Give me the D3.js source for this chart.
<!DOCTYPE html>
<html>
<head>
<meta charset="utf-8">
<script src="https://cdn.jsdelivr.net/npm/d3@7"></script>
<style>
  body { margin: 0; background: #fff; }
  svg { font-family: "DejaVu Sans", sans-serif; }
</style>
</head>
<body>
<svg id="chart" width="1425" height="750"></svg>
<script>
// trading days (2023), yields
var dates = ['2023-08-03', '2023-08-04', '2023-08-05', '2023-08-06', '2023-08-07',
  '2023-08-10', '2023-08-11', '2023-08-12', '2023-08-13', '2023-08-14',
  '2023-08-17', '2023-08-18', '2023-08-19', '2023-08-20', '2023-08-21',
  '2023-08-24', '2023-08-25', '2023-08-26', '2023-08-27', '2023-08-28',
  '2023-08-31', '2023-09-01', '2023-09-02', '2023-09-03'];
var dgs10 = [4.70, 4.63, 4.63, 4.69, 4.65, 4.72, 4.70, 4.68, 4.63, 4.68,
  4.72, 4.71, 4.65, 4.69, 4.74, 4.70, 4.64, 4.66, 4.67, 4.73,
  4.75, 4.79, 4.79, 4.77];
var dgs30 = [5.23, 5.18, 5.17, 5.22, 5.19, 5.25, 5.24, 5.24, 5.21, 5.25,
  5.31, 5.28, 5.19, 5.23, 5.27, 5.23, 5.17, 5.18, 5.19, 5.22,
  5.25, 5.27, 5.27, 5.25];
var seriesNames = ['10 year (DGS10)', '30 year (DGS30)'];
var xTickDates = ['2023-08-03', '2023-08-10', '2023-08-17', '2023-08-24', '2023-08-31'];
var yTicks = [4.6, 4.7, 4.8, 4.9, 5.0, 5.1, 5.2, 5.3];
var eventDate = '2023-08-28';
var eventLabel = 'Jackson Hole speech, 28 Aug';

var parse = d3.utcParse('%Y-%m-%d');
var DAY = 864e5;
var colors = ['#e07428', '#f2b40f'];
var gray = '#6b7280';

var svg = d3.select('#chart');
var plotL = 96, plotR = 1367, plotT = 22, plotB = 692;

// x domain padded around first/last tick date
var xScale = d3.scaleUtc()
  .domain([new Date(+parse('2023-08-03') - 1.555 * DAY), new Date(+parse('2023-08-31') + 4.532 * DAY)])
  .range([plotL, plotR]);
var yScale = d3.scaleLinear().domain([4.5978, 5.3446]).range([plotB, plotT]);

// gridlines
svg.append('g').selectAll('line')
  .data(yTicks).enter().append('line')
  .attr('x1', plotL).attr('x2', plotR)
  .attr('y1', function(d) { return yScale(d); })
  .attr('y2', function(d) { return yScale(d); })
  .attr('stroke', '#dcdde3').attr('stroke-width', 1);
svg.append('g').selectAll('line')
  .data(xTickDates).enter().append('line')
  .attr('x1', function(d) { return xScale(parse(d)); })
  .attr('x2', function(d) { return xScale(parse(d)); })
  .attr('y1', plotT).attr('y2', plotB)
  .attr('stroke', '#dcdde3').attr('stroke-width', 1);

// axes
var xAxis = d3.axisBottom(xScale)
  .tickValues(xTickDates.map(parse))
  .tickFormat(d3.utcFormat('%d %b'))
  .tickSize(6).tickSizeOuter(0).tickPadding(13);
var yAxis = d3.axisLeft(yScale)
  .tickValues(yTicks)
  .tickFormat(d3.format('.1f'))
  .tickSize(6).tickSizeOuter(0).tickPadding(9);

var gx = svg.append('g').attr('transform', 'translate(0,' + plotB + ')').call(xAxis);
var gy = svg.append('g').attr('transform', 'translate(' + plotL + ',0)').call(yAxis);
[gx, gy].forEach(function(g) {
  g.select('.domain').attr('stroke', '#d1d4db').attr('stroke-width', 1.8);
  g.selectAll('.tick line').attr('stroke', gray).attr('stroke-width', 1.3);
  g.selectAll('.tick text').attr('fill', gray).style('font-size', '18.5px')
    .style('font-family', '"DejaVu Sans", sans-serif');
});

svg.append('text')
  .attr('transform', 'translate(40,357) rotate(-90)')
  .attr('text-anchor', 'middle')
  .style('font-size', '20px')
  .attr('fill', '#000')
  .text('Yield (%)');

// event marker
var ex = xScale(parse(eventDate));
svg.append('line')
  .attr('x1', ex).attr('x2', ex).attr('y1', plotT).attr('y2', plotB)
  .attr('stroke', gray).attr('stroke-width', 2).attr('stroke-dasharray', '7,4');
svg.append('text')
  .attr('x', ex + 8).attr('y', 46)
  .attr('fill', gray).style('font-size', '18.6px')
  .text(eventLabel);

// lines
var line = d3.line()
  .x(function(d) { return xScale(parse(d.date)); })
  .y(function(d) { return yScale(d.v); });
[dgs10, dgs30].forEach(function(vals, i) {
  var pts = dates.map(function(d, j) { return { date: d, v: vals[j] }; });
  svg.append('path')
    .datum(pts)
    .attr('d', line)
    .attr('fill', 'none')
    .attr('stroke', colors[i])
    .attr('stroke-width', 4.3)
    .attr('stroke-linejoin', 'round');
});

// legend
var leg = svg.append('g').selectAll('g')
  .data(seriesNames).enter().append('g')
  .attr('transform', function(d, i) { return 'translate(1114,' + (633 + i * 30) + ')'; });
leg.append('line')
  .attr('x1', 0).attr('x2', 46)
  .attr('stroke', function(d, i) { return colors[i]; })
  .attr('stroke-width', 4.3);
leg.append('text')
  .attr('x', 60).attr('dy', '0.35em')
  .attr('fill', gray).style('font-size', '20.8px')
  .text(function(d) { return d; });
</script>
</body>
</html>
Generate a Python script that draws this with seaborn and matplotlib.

----------------------------------------

Transcribe all of the lines in the records precisely.

Task response:
Give me the D3.js source for this chart.
<!DOCTYPE html>
<html>
<head>
<meta charset="utf-8">
<script src="https://cdn.jsdelivr.net/npm/d3@7"></script>
<style>
  body { margin: 0; background: #fff; }
  svg { font-family: "DejaVu Sans", sans-serif; }
</style>
</head>
<body>
<svg id="chart" width="1425" height="750"></svg>
<script>
// trading days (2023), yields
var dates = ['2023-08-03', '2023-08-04', '2023-08-05', '2023-08-06', '2023-08-07',
  '2023-08-10', '2023-08-11', '2023-08-12', '2023-08-13', '2023-08-14',
  '2023-08-17', '2023-08-18', '2023-08-19', '2023-08-20', '2023-08-21',
  '2023-08-24', '2023-08-25', '2023-08-26', '2023-08-27', '2023-08-28',
  '2023-08-31', '2023-09-01', '2023-09-02', '2023-09-03'];
var dgs10 = [4.70, 4.63, 4.63, 4.69, 4.65, 4.72, 4.70, 4.68, 4.63, 4.68,
  4.72, 4.71, 4.65, 4.69, 4.74, 4.70, 4.64, 4.66, 4.67, 4.73,
  4.75, 4.79, 4.79, 4.77];
var dgs30 = [5.23, 5.18, 5.17, 5.22, 5.19, 5.25, 5.24, 5.24, 5.21, 5.25,
  5.31, 5.28, 5.19, 5.23, 5.27, 5.23, 5.17, 5.18, 5.19, 5.22,
  5.25, 5.27, 5.27, 5.25];
var seriesNames = ['10 year (DGS10)', '30 year (DGS30)'];
var xTickDates = ['2023-08-03', '2023-08-10', '2023-08-17', '2023-08-24', '2023-08-31'];
var yTicks = [4.6, 4.7, 4.8, 4.9, 5.0, 5.1, 5.2, 5.3];
var eventDate = '2023-08-28';
var eventLabel = 'Jackson Hole speech, 28 Aug';

var parse = d3.utcParse('%Y-%m-%d');
var DAY = 864e5;
var colors = ['#e07428', '#f2b40f'];
var gray = '#6b7280';

var svg = d3.select('#chart');
var plotL = 96, plotR = 1367, plotT = 22, plotB = 692;

// x domain padded around first/last tick date
var xScale = d3.scaleUtc()
  .domain([new Date(+parse('2023-08-03') - 1.555 * DAY), new Date(+parse('2023-08-31') + 4.532 * DAY)])
  .range([plotL, plotR]);
var yScale = d3.scaleLinear().domain([4.5978, 5.3446]).range([plotB, plotT]);

// gridlines
svg.append('g').selectAll('line')
  .data(yTicks).enter().append('line')
  .attr('x1', plotL).attr('x2', plotR)
  .attr('y1', function(d) { return yScale(d); })
  .attr('y2', function(d) { return yScale(d); })
  .attr('stroke', '#dcdde3').attr('stroke-width', 1);
svg.append('g').selectAll('line')
  .data(xTickDates).enter().append('line')
  .attr('x1', function(d) { return xScale(parse(d)); })
  .attr('x2', function(d) { return xScale(parse(d)); })
  .attr('y1', plotT).attr('y2', plotB)
  .attr('stroke', '#dcdde3').attr('stroke-width', 1);

// axes
var xAxis = d3.axisBottom(xScale)
  .tickValues(xTickDates.map(parse))
  .tickFormat(d3.utcFormat('%d %b'))
  .tickSize(6).tickSizeOuter(0).tickPadding(13);
var yAxis = d3.axisLeft(yScale)
  .tickValues(yTicks)
  .tickFormat(d3.format('.1f'))
  .tickSize(6).tickSizeOuter(0).tickPadding(9);

var gx = svg.append('g').attr('transform', 'translate(0,' + plotB + ')').call(xAxis);
var gy = svg.append('g').attr('transform', 'translate(' + plotL + ',0)').call(yAxis);
[gx, gy].forEach(function(g) {
  g.select('.domain').attr('stroke', '#d1d4db').attr('stroke-width', 1.8);
  g.selectAll('.tick line').attr('stroke', gray).attr('stroke-width', 1.3);
  g.selectAll('.tick text').attr('fill', gray).style('font-size', '18.5px')
    .style('font-family', '"DejaVu Sans", sans-serif');
});

svg.append('text')
  .attr('transform', 'translate(40,357) rotate(-90)')
  .attr('text-anchor', 'middle')
  .style('font-size', '20px')
  .attr('fill', '#000')
  .text('Yield (%)');

// event marker
var ex = xScale(parse(eventDate));
svg.append('line')
  .attr('x1', ex).attr('x2', ex).attr('y1', plotT).attr('y2', plotB)
  .attr('stroke', gray).attr('stroke-width', 2).attr('stroke-dasharray', '7,4');
svg.append('text')
  .attr('x', ex + 8).attr('y', 46)
  .attr('fill', gray).style('font-size', '18.6px')
  .text(eventLabel);

// lines
var line = d3.line()
  .x(function(d) { return xScale(parse(d.date)); })
  .y(function(d) { return yScale(d.v); });
[dgs10, dgs30].forEach(function(vals, i) {
  var pts = dates.map(function(d, j) { return { date: d, v: vals[j] }; });
  svg.append('path')
    .datum(pts)
    .attr('d', line)
    .attr('fill', 'none')
    .attr('stroke', colors[i])
    .attr('stroke-width', 4.3)
    .attr('stroke-linejoin', 'round');
});

// legend
var leg = svg.append('g').selectAll('g')
  .data(seriesNames).enter().append('g')
  .attr('transform', function(d, i) { return 'translate(1114,' + (633 + i * 30) + ')'; });
leg.append('line')
  .attr('x1', 0).attr('x2', 46)
  .attr('stroke', function(d, i) { return colors[i]; })
  .attr('stroke-width', 4.3);
leg.append('text')
  .attr('x', 60).attr('dy', '0.35em')
  .attr('fill', gray).style('font-size', '20.8px')
  .text(function(d) { return d; });
</script>
</body>
</html>
Generate a Python script that draws this with seaborn and matplotlib.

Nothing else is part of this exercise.